INPUT MATERIAL:

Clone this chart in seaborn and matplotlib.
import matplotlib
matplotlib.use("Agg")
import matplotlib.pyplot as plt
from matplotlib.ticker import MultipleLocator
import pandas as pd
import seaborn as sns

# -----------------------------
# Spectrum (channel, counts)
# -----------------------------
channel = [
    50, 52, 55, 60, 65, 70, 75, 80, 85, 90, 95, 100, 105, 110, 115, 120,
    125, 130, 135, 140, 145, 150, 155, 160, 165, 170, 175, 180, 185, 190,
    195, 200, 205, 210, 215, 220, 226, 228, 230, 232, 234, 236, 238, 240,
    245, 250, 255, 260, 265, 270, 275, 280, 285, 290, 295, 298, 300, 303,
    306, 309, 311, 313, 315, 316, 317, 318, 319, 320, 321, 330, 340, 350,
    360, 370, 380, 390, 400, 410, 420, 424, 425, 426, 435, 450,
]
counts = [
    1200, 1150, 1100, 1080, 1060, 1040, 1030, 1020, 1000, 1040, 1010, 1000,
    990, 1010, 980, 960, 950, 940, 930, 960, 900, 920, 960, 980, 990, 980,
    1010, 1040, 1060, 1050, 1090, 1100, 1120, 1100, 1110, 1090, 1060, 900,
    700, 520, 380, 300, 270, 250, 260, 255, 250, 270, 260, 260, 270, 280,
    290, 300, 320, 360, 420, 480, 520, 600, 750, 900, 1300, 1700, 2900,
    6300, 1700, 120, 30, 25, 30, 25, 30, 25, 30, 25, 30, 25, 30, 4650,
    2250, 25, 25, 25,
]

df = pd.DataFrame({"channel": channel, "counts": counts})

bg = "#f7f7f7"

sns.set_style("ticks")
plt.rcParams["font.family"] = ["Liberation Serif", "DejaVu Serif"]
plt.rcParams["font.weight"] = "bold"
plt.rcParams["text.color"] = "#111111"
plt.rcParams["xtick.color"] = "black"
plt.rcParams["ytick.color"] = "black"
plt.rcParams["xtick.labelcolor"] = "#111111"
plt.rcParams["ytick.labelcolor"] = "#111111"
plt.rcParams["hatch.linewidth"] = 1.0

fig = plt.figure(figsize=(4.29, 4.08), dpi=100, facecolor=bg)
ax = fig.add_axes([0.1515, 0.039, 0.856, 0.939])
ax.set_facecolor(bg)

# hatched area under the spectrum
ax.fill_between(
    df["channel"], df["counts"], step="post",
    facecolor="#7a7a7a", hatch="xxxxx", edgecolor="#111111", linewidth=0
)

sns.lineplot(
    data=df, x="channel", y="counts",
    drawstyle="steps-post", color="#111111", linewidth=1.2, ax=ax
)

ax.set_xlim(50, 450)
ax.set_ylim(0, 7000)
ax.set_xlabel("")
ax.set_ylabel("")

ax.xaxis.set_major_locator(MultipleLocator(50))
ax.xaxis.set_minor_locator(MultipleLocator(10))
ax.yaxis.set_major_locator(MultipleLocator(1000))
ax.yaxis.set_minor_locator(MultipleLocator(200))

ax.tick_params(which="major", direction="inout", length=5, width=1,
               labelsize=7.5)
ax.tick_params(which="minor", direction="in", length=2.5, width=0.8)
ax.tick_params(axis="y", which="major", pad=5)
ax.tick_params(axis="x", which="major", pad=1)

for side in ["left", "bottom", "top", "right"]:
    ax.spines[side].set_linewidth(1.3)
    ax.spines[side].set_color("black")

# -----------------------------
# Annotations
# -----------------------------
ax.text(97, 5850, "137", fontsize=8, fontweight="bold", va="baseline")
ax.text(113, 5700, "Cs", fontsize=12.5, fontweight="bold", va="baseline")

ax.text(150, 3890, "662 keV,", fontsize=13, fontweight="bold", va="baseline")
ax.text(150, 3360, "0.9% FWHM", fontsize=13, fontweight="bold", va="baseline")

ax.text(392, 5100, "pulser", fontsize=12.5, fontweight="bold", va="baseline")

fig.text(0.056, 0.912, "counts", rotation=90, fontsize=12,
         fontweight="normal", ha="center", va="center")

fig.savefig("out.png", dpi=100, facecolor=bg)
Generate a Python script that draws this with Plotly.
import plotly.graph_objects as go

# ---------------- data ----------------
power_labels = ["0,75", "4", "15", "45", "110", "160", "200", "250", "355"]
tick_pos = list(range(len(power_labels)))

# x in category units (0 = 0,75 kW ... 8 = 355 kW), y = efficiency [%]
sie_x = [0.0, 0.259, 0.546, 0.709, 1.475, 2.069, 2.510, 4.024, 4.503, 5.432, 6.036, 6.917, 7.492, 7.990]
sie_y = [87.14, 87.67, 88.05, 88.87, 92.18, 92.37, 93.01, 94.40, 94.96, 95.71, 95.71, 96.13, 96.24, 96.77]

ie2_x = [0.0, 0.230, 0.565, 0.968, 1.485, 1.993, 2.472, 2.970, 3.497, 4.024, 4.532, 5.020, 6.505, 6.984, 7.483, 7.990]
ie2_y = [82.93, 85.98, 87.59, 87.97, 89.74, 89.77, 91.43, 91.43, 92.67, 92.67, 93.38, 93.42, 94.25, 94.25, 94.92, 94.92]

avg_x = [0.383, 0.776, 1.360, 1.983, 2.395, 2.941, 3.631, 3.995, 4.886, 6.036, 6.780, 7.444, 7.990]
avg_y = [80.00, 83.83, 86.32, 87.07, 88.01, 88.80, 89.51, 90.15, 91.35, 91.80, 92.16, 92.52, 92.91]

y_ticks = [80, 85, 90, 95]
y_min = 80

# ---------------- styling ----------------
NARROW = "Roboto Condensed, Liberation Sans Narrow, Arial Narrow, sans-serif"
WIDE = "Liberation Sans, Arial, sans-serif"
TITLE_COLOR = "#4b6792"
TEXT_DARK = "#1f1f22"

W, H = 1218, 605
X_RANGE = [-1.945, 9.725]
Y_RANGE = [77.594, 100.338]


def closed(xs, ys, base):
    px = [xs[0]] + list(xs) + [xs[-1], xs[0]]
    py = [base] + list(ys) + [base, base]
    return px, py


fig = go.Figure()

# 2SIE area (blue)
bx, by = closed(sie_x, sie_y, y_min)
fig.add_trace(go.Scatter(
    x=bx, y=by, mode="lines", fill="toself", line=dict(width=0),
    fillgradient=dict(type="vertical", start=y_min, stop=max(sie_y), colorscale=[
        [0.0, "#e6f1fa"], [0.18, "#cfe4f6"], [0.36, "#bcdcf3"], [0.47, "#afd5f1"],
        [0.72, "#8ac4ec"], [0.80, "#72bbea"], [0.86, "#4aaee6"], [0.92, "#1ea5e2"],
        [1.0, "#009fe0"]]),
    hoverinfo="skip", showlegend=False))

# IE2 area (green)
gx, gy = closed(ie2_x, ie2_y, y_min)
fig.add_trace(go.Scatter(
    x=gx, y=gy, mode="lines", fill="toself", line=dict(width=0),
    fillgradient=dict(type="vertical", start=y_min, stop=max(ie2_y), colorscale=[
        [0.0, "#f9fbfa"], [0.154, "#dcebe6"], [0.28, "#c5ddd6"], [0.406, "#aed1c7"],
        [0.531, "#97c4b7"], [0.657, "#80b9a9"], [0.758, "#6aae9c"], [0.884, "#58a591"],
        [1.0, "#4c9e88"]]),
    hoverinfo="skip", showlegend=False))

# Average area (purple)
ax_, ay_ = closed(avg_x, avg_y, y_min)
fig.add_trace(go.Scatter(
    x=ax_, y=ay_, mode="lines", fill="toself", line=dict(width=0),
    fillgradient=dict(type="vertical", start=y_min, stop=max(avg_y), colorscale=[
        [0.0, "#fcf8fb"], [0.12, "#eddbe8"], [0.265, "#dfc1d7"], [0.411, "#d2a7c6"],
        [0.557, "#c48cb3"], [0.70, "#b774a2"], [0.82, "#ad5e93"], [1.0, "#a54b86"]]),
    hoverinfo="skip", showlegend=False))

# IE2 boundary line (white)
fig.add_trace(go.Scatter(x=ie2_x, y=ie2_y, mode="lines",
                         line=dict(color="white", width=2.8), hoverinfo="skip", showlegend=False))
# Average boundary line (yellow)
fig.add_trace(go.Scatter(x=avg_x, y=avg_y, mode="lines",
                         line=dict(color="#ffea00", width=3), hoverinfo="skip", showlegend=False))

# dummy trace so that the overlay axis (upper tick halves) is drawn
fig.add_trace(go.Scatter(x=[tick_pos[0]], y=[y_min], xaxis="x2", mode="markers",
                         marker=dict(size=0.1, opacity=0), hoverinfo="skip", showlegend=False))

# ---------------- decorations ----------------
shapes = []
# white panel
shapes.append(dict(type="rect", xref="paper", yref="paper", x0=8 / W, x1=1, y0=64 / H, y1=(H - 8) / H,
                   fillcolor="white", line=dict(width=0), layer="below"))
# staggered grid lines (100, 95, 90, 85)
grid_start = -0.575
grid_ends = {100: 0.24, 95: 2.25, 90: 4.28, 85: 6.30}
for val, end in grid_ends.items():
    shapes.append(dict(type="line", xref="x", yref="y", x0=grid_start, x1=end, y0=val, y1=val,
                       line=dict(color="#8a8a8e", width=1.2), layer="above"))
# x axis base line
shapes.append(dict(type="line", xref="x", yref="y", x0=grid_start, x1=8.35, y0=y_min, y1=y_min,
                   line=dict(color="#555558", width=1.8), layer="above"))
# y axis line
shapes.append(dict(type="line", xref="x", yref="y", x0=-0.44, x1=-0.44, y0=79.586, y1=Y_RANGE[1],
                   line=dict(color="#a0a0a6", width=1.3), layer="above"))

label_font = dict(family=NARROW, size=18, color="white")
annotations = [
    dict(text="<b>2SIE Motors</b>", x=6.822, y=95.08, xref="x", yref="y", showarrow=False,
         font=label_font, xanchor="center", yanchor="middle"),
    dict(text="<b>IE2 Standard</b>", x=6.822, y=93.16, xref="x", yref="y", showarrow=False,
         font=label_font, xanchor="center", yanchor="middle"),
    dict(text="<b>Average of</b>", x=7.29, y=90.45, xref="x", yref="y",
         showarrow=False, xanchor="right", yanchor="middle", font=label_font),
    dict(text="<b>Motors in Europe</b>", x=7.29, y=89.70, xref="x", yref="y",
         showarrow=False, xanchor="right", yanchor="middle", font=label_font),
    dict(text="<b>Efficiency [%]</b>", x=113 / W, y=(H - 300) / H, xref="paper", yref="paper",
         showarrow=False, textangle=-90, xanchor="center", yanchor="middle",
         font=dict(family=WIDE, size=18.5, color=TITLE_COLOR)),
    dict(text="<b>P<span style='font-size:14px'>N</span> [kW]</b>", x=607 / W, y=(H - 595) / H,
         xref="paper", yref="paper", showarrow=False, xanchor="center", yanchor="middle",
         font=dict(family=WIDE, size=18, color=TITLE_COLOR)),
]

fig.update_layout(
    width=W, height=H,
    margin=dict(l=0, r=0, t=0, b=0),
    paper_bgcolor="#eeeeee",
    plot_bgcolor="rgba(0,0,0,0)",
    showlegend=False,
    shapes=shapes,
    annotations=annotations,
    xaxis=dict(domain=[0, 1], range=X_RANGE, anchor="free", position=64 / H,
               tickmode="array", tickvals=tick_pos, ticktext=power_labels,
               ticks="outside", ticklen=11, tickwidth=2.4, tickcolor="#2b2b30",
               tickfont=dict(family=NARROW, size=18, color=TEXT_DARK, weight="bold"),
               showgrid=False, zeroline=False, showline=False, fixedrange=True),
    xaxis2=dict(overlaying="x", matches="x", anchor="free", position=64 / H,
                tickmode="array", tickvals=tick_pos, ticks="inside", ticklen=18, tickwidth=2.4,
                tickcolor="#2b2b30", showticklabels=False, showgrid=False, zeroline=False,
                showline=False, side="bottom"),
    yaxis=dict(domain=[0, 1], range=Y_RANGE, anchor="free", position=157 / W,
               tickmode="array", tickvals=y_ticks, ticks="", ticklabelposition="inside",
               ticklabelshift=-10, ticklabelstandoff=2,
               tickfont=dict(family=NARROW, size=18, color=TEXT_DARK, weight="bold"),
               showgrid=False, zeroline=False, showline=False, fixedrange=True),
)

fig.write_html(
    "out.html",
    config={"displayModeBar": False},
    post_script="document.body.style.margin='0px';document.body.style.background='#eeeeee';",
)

AIM OF THE EXERCISE: Print from the first line through the line that contains "import seaborn as sns", please, including both, and leave out every line outside that stretch.

IN RESPONSE:
Clone this chart in seaborn and matplotlib.
import matplotlib
matplotlib.use("Agg")
import matplotlib.pyplot as plt
from matplotlib.ticker import MultipleLocator
import pandas as pd
import seaborn as sns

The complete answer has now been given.